Exploit Mitigation Techniques: an Update After 10 Years (Theo de Raadt)

David Noel david.i.noel at gmail.com
Tue Jan 14 11:03:31 UTC 2014


http://tech.yandex.ru/events/yagosti/ruBSD/talks/1487/

I found an interesting talk the other day by OpenBSD's Theo de Raadt
discussing the various exploit mitigation techniques used by OpenBSD.
After outlining them he spent a few minutes talking about their
adoption by other operating systems. He was particularly critical of
the FreeBSD project for either not incorporating these techniques or
for incorporating them, but disabling them by default.
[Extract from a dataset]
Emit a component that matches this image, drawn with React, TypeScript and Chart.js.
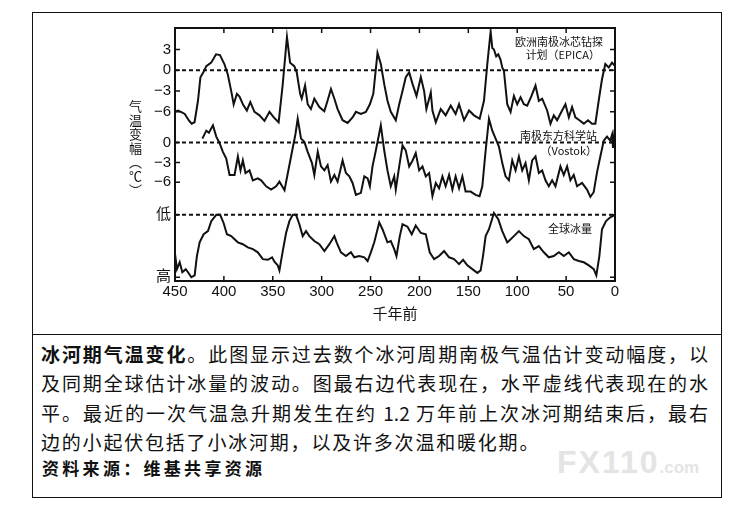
import React, { useEffect, useRef } from "react";
import { Chart, registerables } from "chart.js";

Chart.register(...registerables);

// ---- Data ----
const xTicks = [450, 400, 350, 300, 250, 200, 150, 100, 50, 0];
const epicaTicks = [3, 0, -3, -6];
const vostokTicks = [0, -3, -6];
const iceTickLabels = ["低", "高"];

// EPICA temperature anomaly (°C)
const epicaAge = [450, 447, 444, 440, 436, 433, 430, 426.5, 424, 421, 418, 413, 408, 404, 399.5, 396, 392.5, 390, 386.7, 384, 380.6, 376.5, 373, 368.7, 363.6, 358.5, 353.4, 349, 344, 339.8, 335.5, 332.3, 328, 325.5, 322, 320.4, 317, 314.3, 311, 307.5, 302.4, 297.3, 294, 290.5, 287, 283.7, 278.6, 273.5, 268.4, 265, 259.9, 254.8, 250.7, 247.2, 242.9, 239.5, 236, 232.7, 229.3, 224.2, 220.7, 217.3, 214, 210.5, 207, 203, 198.6, 195.2, 192.9, 188.4, 186.7, 183.3, 178.2, 173.2, 168, 163, 159.5, 154.4, 149.3, 144.2, 138.4, 134, 130.6, 127.2, 125.5, 123.8, 121.5, 119.4, 117, 115.3, 113.6, 110.2, 106.8, 103.4, 100, 96.6, 93.2, 89.8, 85.4, 81.3, 77.9, 74.5, 69.4, 66, 62.6, 59.2, 54.1, 50.7, 47.2, 43.9, 40.5, 36.4, 31.9, 27.6, 23.5, 20.1, 16.7, 13.3, 9.9, 6.4, 3.1, 0];
const epicaTemp = [-6.0, -5.8, -6.0, -6.3, -7.2, -7.7, -7.5, -4.4, -1.0, -0.3, 0.6, 1.1, 2.3, 2.2, 0.9, -0.6, -3.0, -4.9, -3.4, -3.8, -4.9, -5.8, -4.6, -6.0, -6.5, -7.3, -6.0, -6.8, -7.5, -2.0, 4.8, 1.1, 0.6, -0.3, -3.4, -4.1, -2.2, -4.9, -5.6, -4.1, -5.3, -5.9, -4.4, -2.7, -4.1, -5.6, -7.2, -7.6, -6.8, -6.0, -6.3, -6.0, -4.9, -3.4, 2.5, 0.9, -2.0, -4.4, -6.0, -7.2, -4.9, -3.0, -1.0, -0.3, -2.0, -3.7, -1.0, -3.0, -5.6, -3.2, -5.8, -7.5, -5.6, -6.5, -5.1, -6.3, -4.9, -7.2, -5.8, -6.5, -7.0, -4.4, 0.9, 5.6, 3.2, 3.0, 2.0, 2.3, 1.5, 0.4, -0.1, -4.9, -6.0, -3.7, -4.9, -3.9, -4.9, -5.1, -3.7, -2.2, -4.4, -4.1, -5.8, -7.7, -6.5, -7.2, -5.8, -4.9, -6.8, -5.3, -6.8, -7.2, -7.7, -7.2, -7.7, -7.7, -4.4, -1.3, 0.9, 0.4, 1.1, 0.6];

// Vostok temperature anomaly (°C)
const vostokAge = [422, 418, 415.3, 411.2, 407.8, 404.4, 401, 397.6, 394.2, 389.1, 385.7, 383, 380.6, 377.9, 373.8, 370.4, 365.3, 361.9, 356.8, 351.7, 346.6, 343.2, 338, 331.3, 326.8, 324.5, 321.1, 317.7, 314.3, 309.9, 307.5, 304, 300.7, 297.2, 293.9, 290.5, 287, 283.7, 278.6, 275.2, 271.7, 268.4, 265, 259.9, 256.4, 253, 250.7, 248, 244.6, 239.5, 236, 232.7, 229.3, 225.8, 224.2, 220.7, 217.3, 214, 210.5, 207, 203.8, 200.3, 196.9, 193.5, 190.1, 186.7, 183.3, 179.9, 176.5, 173.2, 169.7, 166.3, 163, 159.5, 156.1, 152.8, 147.7, 142.6, 138.5, 135.7, 132.3, 128.9, 125.5, 122.1, 118.7, 115.3, 111.9, 108.5, 105.1, 101.7, 98.3, 94.9, 91.5, 88.1, 84.7, 81.3, 77.9, 74.5, 71.1, 67.7, 64.3, 60.9, 55.8, 52.4, 49, 45.6, 42.2, 38.8, 33.7, 28.6, 25.2, 21.8, 18.4, 15, 11.5, 8.2, 4.8, 3, 2, 1, 0];
const vostokTemp = [0.6, 1.8, 1.5, 2.6, 0.9, -0.1, -1.4, -2.4, -4.9, -4.9, -2.1, -4.2, -2.7, -4.6, -4.2, -5.7, -5.4, -5.7, -6.6, -7.1, -6.6, -5.9, -7.2, -2.1, 1.3, 3.6, 0.6, 0.1, -1.4, -3.1, -4.9, -1.4, -3.6, -4.2, -3.4, -5.9, -4.9, -5.9, -2.7, -4.6, -5.1, -6.1, -7.9, -7.6, -5.1, -5.4, -6.6, -3.6, -1.2, 2.6, -1.2, -4.2, -6.6, -5.1, -7.1, -3.6, -0.4, -1.2, -3.6, -2.7, -1.6, -4.2, -3.6, -5.1, -4.6, -8.1, -6.1, -6.9, -5.1, -6.6, -4.9, -7.1, -5.1, -6.9, -5.1, -7.4, -7.4, -7.9, -8.1, -6.6, -1.2, 3.6, 1.8, 0.6, -0.6, -3.1, -5.1, -5.7, -2.7, -4.2, -2.1, -4.2, -3.1, -5.7, -2.7, -2.1, -4.6, -4.2, -5.7, -6.6, -5.7, -6.6, -3.6, -4.9, -3.6, -5.7, -4.9, -6.6, -6.1, -7.1, -8.2, -7.5, -4.5, -2.1, 0.3, 0.9, 0.3, 1.2, -0.8, 1.0, 0.2];

// Global ice volume (0 = low, 1 = high)
const iceAge = [450, 448, 445.2, 442.5, 439, 436.7, 433.3, 429.9, 427.6, 424.8, 420.7, 416.3, 412.9, 407.8, 403.8, 400.3, 396.9, 392.5, 389.1, 385.7, 380.6, 375.5, 370.4, 365.3, 360.2, 355.1, 350.7, 348.3, 344.9, 343.2, 339.8, 336.4, 333, 329.6, 326.2, 322.8, 319.4, 316, 312.6, 307.5, 302.4, 297.2, 292.1, 287, 284.7, 280.3, 275.2, 270.1, 266.7, 261.6, 256.4, 253, 249.7, 246.2, 241.1, 237.8, 232.7, 229.3, 225.8, 223.5, 220.1, 217.3, 212.2, 207.9, 203.8, 198.6, 193.5, 189.5, 185, 179.9, 174.8, 169.7, 164.6, 159.5, 155.4, 151, 145.9, 140.8, 137.4, 135, 132.3, 128.9, 123.8, 119.4, 115.3, 110.2, 108.5, 103.4, 98.3, 93.2, 88.1, 83, 77.9, 72.8, 67.7, 62.6, 57.4, 52.4, 47.2, 42.1, 37, 31.9, 26.8, 21.7, 19.1, 16, 13.3, 9.2, 4.8, 0];
const iceLevel = [0.62, 0.87, 0.76, 0.92, 0.87, 0.92, 1.0, 0.97, 0.66, 0.44, 0.31, 0.26, 0.1, 0.0, 0.0, 0.13, 0.31, 0.34, 0.39, 0.44, 0.47, 0.52, 0.55, 0.6, 0.71, 0.72, 0.68, 0.75, 0.81, 0.89, 0.58, 0.29, 0.1, 0.0, 0.0, 0.15, 0.34, 0.26, 0.34, 0.42, 0.47, 0.58, 0.47, 0.34, 0.44, 0.6, 0.66, 0.6, 0.68, 0.66, 0.68, 0.74, 0.6, 0.44, 0.12, 0.23, 0.44, 0.42, 0.55, 0.66, 0.34, 0.15, 0.19, 0.31, 0.17, 0.29, 0.31, 0.6, 0.71, 0.66, 0.58, 0.68, 0.71, 0.79, 0.72, 0.81, 0.87, 0.93, 0.89, 0.66, 0.34, 0.23, -0.03, 0.07, 0.26, 0.44, 0.42, 0.34, 0.26, 0.34, 0.39, 0.55, 0.5, 0.6, 0.68, 0.66, 0.6, 0.66, 0.6, 0.71, 0.74, 0.76, 0.81, 0.87, 0.97, 0.66, 0.23, 0.1, 0.04, 0.0];

// Present-day reference levels (dashed lines)
const presentLevels = { epica: 0, vostok: 0, ice: 0 };

// ---- Stacking of the three panels on one shared axis ----
const VOSTOK_SCALE = 0.955;
const VOSTOK_OFFSET = -10.43;
const ICE_TOP = -20.86;
const ICE_SPAN = 9.0;
const toEpica = (t: number) => t;
const toVostok = (t: number) => t * VOSTOK_SCALE + VOSTOK_OFFSET;
const toIce = (i: number) => ICE_TOP - i * ICE_SPAN;

const yTickValues = [
  ...epicaTicks.map(toEpica),
  ...vostokTicks.map(toVostok),
  toIce(0),
  toIce(1),
];
const yTickLabels = [
  ...epicaTicks.map((v) => (v < 0 ? "\u2212" + Math.abs(v) : String(v))),
  ...vostokTicks.map((v) => (v < 0 ? "\u2212" + Math.abs(v) : String(v))),
  ...iceTickLabels,
];

const frameTicks = {
  id: "frameTicks",
  afterDatasetsDraw(chart: any) {
    const { ctx, chartArea: a, scales } = chart;
    const x = scales.x;
    const y = scales.y;
    ctx.save();
    ctx.strokeStyle = "#111";
    ctx.lineWidth = 1.5;
    ctx.beginPath();
    for (const t of x.ticks) {
      const px = x.getPixelForValue(t.value);
      ctx.moveTo(px, a.bottom);
      ctx.lineTo(px, a.bottom - 5);
      ctx.moveTo(px, a.top);
      ctx.lineTo(px, a.top + 5);
    }
    for (const t of y.ticks) {
      const py = y.getPixelForValue(t.value);
      ctx.moveTo(a.left, py);
      ctx.lineTo(a.left + 5, py);
      ctx.moveTo(a.right, py);
      ctx.lineTo(a.right - 5, py);
    }
    ctx.stroke();
    ctx.lineWidth = 2;
    ctx.strokeRect(a.left, a.top, a.right - a.left, a.bottom - a.top);
    ctx.restore();
  },
};

function ChartCanvas() {
  const ref = useRef<HTMLCanvasElement | null>(null);
  useEffect(() => {
    if (!ref.current) return;
    const line = (ages: number[], vals: number[], map: (v: number) => number) =>
      ages.map((a, i) => ({ x: a, y: map(vals[i]) }));
    const dashed = (v: number) => ({
      data: [
        { x: 450, y: v },
        { x: 0, y: v },
      ],
      borderColor: "#111",
      borderWidth: 2,
      borderDash: [4, 3],
      pointRadius: 0,
    });
    const solid = (data: any[]) => ({
      data,
      borderColor: "#111",
      borderWidth: 2,
      pointRadius: 0,
      tension: 0,
    });
    const chart = new Chart(ref.current, {
      type: "line",
      data: {
        datasets: [
          dashed(toEpica(presentLevels.epica)),
          dashed(toVostok(presentLevels.vostok)),
          dashed(toIce(presentLevels.ice)),
          solid(line(epicaAge, epicaTemp, toEpica)),
          solid(line(vostokAge, vostokTemp, toVostok)),
          solid(line(iceAge, iceLevel, toIce)),
        ] as any,
      },
      options: {
        animation: false,
        responsive: true,
        maintainAspectRatio: false,
        layout: { padding: { top: 10, right: 25, bottom: 0, left: 0 } },
        plugins: { legend: { display: false }, tooltip: { enabled: false } },
        scales: {
          x: {
            type: "linear",
            min: 0,
            max: 450,
            reverse: true,
            afterBuildTicks: (s: any) => {
              s.ticks = xTicks.map((v) => ({ value: v }));
            },
            afterFit: (s: any) => {
              s.height = 49;
            },
            grid: { display: false, drawTicks: false },
            border: { display: false },
            ticks: {
              autoSkip: false,
              maxRotation: 0,
              padding: 2,
              color: "#111",
              font: { family: '"Liberation Sans", Arial, sans-serif', size: 15 },
            },
            title: {
              display: true,
              text: "千年前",
              color: "#111",
              font: { family: '"Noto Sans CJK SC", sans-serif', size: 15 },
              padding: { top: 0, bottom: 8 },
            },
          },
          y: {
            type: "linear",
            min: -30.4,
            max: 6.1,
            afterBuildTicks: (s: any) => {
              s.ticks = yTickValues.map((v) => ({ value: v }));
            },
            afterFit: (s: any) => {
              s.width = 75;
            },
            grid: { display: false, drawTicks: false },
            border: { display: false },
            ticks: {
              autoSkip: false,
              padding: 4,
              color: "#111",
              font: { family: '"Liberation Sans", "Noto Sans CJK SC", sans-serif', size: 15 },
              callback: (_v: any, i: number) => yTickLabels[i],
            },
          },
        },
      } as any,
      plugins: [frameTicks],
    });
    return () => chart.destroy();
  }, []);
  return <canvas ref={ref} />;
}

const abs = (s: React.CSSProperties): React.CSSProperties => ({ position: "absolute", ...s });

export default function App() {
  const cjk = '"Noto Sans CJK SC", sans-serif';
  const lineStyle = (top: number, justify: boolean): React.CSSProperties =>
    abs({
      left: 41,
      top,
      width: 667,
      fontSize: 19,
      lineHeight: "24px",
      whiteSpace: "nowrap",
      textAlign: justify ? "justify" : "left",
      textAlignLast: justify ? "justify" : "auto",
      letterSpacing: justify ? 0 : 1.8,
      color: "#111",
    } as React.CSSProperties);
  const note = (right: number, top: number): React.CSSProperties =>
    abs({ right, top, fontSize: 11, lineHeight: "13px", textAlign: "right", whiteSpace: "nowrap", color: "#111" });

  return (
    <div style={abs({ left: 0, top: 0, width: 741, height: 518, background: "#fff", fontFamily: cjk, overflow: "hidden" })}>
      <div style={abs({ left: 32, top: 12, width: 690, height: 486, border: "1.5px solid #111", boxSizing: "border-box" })} />
      <div style={abs({ left: 32, top: 334, width: 690, height: 0, borderTop: "1.5px solid #111" })} />
      <div style={abs({ left: 100, top: 15, width: 540, height: 315 })}>
        <ChartCanvas />
      </div>
      <div style={abs({ left: 128, top: 100, fontSize: 13, letterSpacing: 1, writingMode: "vertical-rl", color: "#111", lineHeight: "14px" } as React.CSSProperties)}>
        气温变幅（℃）
      </div>
      <div style={note(138, 35)}>欧洲南极冰芯钻探</div>
      <div style={note(141, 48)}>计划（EPICA）</div>
      <div style={note(144, 129)}>南极东方科学站</div>
      <div style={note(144, 144)}>（Vostok）</div>
      <div style={note(149, 222)}>全球冰量</div>

      <div style={lineStyle(342, true)}>
        <b>冰河期气温变化</b>。此图显示过去数个冰河周期南极气温估计变动幅度，以
      </div>
      <div style={lineStyle(371, true)}>及同期全球估计冰量的波动。图最右边代表现在，水平虚线代表现在的水</div>
      <div style={lineStyle(401, true)}>平。最近的一次气温急升期发生在约 1.2 万年前上次冰河期结束后，最右</div>
      <div style={lineStyle(430, false)}>边的小起伏包括了小冰河期，以及许多次温和暖化期。</div>
      <div style={abs({ left: 42, top: 457, fontSize: 17, lineHeight: "22px", fontWeight: 700, letterSpacing: 3.3, color: "#111", whiteSpace: "nowrap" })}>
        资料来源：维基共享资源
      </div>
      <div style={abs({ left: 557, top: 444, color: "#e4e4e4", fontFamily: '"Liberation Sans", Arial, sans-serif', fontWeight: 700, whiteSpace: "nowrap", lineHeight: "36px" })}>
        <span style={{ fontSize: 32, letterSpacing: 2 }}>FX110</span>
        <span style={{ fontSize: 17 }}>.com</span>
      </div>
    </div>
  );
}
I'm not a systems developer so I have little basis for an opinion on
what he said. I was hoping someone here who was more knowledgeable in
that domain could chime in. Are the techniques he describes really the
cutting edge when it comes to operating system security? Again, I'm
not a systems guy, but I could see the value in the techniques he
described. On the other hand I could also see how things like address
space randomization could be dismissed as security through obscurity,
and stand as nothing more than a small roadblock one would have to
work around to compromise a system.

If these techniques are not worth implementing, what are their main
criticisms? If they are as useful as Theo seems to believe, what
efforts are underway to incorporate them into FreeBSD?